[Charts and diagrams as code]
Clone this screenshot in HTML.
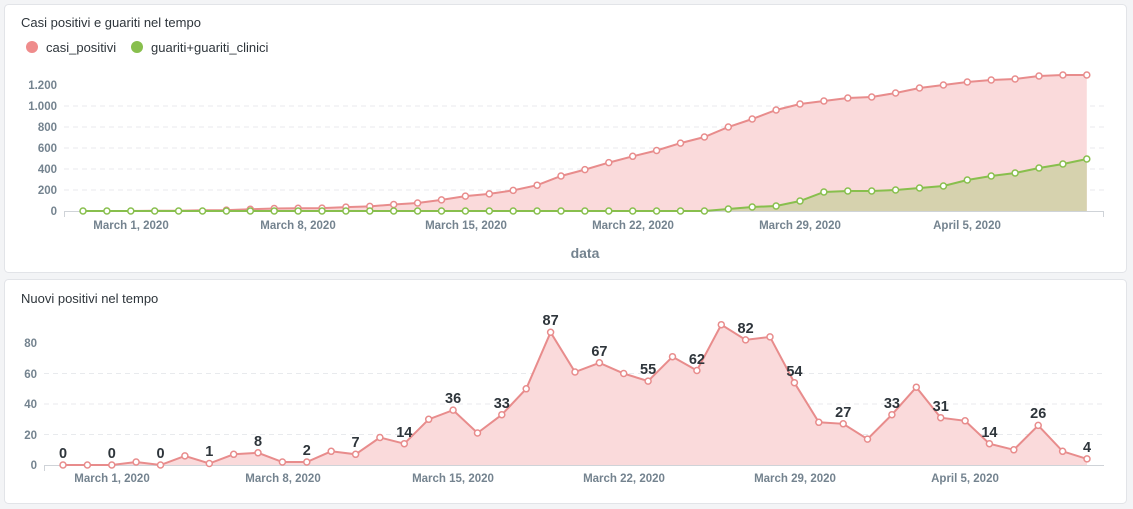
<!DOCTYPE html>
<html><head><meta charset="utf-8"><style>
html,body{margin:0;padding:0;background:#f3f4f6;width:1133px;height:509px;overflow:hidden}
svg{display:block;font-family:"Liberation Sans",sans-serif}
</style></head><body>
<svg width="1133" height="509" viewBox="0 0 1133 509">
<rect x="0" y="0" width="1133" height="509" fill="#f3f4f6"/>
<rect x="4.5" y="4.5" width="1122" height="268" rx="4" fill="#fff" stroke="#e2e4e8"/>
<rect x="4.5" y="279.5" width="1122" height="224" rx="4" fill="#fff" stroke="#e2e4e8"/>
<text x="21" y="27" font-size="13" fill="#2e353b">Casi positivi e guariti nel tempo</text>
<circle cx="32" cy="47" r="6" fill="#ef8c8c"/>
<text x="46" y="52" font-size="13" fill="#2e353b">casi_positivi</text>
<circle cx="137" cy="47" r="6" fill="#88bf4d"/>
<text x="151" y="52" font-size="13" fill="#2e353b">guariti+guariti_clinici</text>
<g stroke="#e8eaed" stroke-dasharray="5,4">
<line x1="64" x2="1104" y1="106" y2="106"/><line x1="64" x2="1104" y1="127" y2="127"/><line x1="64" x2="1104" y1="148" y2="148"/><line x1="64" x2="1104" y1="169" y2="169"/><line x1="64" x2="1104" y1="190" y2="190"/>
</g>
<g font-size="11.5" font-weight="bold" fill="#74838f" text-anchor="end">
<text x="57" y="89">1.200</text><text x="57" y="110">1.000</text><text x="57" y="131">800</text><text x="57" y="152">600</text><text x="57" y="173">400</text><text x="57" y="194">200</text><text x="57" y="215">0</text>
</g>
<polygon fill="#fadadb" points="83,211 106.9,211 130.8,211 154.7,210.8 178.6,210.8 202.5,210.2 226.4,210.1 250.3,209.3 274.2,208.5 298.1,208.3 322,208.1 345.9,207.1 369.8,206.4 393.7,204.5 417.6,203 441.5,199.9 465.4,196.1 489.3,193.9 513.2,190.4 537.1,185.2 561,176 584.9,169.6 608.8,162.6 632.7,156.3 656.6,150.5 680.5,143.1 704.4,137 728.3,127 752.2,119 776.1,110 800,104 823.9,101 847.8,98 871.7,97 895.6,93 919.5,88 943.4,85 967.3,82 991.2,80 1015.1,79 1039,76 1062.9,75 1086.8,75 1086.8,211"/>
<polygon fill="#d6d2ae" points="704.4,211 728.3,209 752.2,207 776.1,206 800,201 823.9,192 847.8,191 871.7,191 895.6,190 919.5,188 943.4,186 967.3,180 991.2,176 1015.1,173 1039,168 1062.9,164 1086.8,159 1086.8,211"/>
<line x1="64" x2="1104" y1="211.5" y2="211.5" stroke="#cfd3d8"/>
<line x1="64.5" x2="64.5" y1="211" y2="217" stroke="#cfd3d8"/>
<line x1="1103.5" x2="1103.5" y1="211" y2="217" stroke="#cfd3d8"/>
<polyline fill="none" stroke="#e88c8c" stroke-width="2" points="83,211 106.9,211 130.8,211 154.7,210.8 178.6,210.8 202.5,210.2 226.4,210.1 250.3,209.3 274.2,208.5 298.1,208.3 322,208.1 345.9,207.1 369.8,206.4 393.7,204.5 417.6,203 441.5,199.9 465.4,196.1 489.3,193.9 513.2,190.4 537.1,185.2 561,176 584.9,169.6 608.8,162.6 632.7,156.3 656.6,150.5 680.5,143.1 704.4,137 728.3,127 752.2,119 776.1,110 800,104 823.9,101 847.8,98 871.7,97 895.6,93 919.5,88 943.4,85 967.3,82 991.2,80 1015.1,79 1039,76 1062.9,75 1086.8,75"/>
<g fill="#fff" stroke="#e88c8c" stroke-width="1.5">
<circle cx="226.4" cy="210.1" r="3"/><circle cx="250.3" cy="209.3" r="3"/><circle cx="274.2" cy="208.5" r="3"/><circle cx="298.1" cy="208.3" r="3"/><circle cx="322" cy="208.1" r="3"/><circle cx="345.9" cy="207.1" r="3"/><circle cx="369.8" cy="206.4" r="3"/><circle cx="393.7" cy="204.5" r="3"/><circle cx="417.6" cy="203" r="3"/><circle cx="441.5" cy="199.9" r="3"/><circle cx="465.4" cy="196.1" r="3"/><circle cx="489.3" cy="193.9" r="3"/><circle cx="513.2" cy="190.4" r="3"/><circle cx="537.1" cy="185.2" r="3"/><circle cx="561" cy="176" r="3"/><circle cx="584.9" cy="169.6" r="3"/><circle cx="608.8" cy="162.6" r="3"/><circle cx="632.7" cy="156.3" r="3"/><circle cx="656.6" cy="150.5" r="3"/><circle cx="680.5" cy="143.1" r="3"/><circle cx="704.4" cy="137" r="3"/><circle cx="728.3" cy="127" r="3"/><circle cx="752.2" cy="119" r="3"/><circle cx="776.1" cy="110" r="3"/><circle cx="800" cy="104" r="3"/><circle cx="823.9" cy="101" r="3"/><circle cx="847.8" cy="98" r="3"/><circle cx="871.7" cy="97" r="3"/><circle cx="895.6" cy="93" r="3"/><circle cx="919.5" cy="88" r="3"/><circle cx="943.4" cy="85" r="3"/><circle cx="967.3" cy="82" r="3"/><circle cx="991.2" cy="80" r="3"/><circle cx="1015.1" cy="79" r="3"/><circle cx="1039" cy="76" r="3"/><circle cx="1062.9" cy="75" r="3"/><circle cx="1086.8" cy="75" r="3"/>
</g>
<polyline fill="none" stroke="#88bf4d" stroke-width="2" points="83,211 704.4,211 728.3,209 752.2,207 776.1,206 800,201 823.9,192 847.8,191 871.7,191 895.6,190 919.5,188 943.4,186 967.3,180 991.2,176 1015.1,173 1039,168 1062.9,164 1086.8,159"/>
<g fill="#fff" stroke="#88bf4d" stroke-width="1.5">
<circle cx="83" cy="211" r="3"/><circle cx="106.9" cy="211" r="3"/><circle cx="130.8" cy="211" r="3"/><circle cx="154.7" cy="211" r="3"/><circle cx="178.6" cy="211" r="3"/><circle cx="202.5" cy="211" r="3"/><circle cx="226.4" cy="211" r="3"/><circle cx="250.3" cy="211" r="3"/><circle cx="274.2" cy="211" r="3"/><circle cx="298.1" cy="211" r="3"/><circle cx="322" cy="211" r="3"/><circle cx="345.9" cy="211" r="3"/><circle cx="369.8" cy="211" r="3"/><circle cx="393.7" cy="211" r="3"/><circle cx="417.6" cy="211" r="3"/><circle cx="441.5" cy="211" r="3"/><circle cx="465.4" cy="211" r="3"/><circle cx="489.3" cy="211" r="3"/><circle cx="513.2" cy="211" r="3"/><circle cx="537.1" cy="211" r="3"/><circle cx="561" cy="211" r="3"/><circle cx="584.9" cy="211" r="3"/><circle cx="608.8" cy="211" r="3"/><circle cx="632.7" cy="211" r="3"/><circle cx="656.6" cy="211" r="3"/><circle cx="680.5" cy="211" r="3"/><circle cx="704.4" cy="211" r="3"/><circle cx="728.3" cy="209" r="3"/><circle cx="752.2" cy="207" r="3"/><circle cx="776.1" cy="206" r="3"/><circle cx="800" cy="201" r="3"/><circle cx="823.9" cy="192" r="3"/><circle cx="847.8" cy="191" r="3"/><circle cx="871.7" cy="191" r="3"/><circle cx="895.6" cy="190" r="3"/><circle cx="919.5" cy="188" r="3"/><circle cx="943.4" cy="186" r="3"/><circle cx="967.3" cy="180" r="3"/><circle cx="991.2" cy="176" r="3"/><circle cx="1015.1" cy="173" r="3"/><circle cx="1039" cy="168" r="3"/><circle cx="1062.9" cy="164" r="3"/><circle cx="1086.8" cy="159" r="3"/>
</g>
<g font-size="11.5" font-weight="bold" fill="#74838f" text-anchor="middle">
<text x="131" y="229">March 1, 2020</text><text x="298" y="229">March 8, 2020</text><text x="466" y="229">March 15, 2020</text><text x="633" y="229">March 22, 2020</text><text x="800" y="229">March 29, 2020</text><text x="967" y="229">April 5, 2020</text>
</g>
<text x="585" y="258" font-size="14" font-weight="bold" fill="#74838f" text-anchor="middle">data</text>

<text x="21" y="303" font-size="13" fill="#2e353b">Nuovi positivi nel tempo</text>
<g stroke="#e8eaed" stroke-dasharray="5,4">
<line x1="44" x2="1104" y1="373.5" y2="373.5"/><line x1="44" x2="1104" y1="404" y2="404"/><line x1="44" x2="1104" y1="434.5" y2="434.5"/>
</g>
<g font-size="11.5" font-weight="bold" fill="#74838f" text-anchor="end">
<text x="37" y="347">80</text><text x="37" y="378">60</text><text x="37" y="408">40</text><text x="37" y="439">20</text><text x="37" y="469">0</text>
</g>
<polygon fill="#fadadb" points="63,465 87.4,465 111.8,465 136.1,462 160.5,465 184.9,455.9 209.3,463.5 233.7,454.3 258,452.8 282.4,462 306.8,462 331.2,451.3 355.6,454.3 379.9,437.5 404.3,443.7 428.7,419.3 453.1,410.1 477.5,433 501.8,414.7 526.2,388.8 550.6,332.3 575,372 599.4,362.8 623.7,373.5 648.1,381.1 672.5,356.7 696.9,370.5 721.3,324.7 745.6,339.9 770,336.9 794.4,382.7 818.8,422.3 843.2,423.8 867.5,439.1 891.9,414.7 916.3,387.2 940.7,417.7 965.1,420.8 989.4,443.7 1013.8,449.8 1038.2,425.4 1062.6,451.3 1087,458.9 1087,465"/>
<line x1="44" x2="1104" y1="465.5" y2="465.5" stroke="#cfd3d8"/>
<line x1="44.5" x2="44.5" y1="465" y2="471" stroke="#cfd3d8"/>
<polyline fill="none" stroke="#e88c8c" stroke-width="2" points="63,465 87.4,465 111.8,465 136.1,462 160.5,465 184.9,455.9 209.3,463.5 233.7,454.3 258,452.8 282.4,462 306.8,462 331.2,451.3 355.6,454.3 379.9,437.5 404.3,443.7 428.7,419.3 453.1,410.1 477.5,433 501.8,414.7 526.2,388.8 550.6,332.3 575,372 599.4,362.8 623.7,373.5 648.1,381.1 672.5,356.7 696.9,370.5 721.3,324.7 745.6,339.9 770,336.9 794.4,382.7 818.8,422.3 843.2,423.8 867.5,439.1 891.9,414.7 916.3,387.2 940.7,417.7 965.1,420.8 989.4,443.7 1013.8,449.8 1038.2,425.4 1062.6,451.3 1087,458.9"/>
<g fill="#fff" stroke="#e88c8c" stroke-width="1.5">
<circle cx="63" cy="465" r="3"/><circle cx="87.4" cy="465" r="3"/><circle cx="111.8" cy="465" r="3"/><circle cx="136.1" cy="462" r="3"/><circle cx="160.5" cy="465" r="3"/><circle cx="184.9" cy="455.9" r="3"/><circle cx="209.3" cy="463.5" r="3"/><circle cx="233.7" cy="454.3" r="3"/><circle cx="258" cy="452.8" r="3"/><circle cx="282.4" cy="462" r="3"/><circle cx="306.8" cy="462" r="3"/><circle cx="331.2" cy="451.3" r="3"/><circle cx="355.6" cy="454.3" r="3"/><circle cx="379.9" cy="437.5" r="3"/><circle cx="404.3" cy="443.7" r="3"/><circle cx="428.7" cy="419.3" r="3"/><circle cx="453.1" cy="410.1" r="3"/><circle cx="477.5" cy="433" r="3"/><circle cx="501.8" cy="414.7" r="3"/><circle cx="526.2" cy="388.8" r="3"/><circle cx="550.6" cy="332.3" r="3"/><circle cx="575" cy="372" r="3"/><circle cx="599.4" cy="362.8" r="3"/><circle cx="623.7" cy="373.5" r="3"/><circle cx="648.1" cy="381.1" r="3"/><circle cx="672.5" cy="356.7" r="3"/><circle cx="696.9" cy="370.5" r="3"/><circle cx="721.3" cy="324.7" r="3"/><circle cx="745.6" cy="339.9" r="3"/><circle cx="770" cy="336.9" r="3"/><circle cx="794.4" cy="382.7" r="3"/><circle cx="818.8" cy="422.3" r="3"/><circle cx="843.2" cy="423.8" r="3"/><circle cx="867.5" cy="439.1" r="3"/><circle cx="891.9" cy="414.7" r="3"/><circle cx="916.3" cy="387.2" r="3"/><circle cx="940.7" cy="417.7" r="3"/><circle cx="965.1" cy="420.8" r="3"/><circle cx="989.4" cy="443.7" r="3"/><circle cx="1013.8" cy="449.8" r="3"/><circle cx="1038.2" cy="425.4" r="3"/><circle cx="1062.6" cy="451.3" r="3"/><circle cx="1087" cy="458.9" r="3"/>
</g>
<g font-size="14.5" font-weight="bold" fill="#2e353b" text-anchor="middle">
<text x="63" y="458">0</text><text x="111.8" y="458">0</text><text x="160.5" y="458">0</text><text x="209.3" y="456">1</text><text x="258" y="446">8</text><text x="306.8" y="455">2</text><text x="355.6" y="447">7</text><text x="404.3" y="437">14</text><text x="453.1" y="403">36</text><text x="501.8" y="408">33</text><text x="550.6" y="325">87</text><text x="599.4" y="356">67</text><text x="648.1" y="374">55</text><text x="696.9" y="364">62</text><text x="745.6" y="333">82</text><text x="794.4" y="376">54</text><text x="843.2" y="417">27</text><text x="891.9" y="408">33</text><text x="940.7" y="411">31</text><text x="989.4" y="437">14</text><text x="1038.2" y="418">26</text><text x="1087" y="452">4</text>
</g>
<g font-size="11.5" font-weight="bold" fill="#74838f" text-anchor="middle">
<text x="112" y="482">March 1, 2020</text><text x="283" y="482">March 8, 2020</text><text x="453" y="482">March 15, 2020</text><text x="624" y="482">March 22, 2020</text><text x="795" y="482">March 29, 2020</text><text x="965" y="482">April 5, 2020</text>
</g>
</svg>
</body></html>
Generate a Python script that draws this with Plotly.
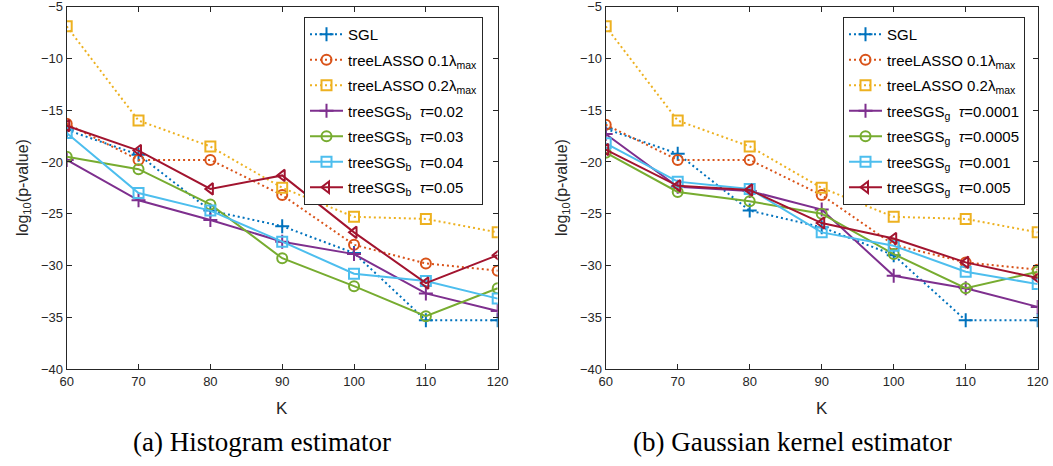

▸ **The exercise**: Work out how many lines in the entries hold the string "this". Your answer should consist solely of that number.

▸ **Correct result**: 2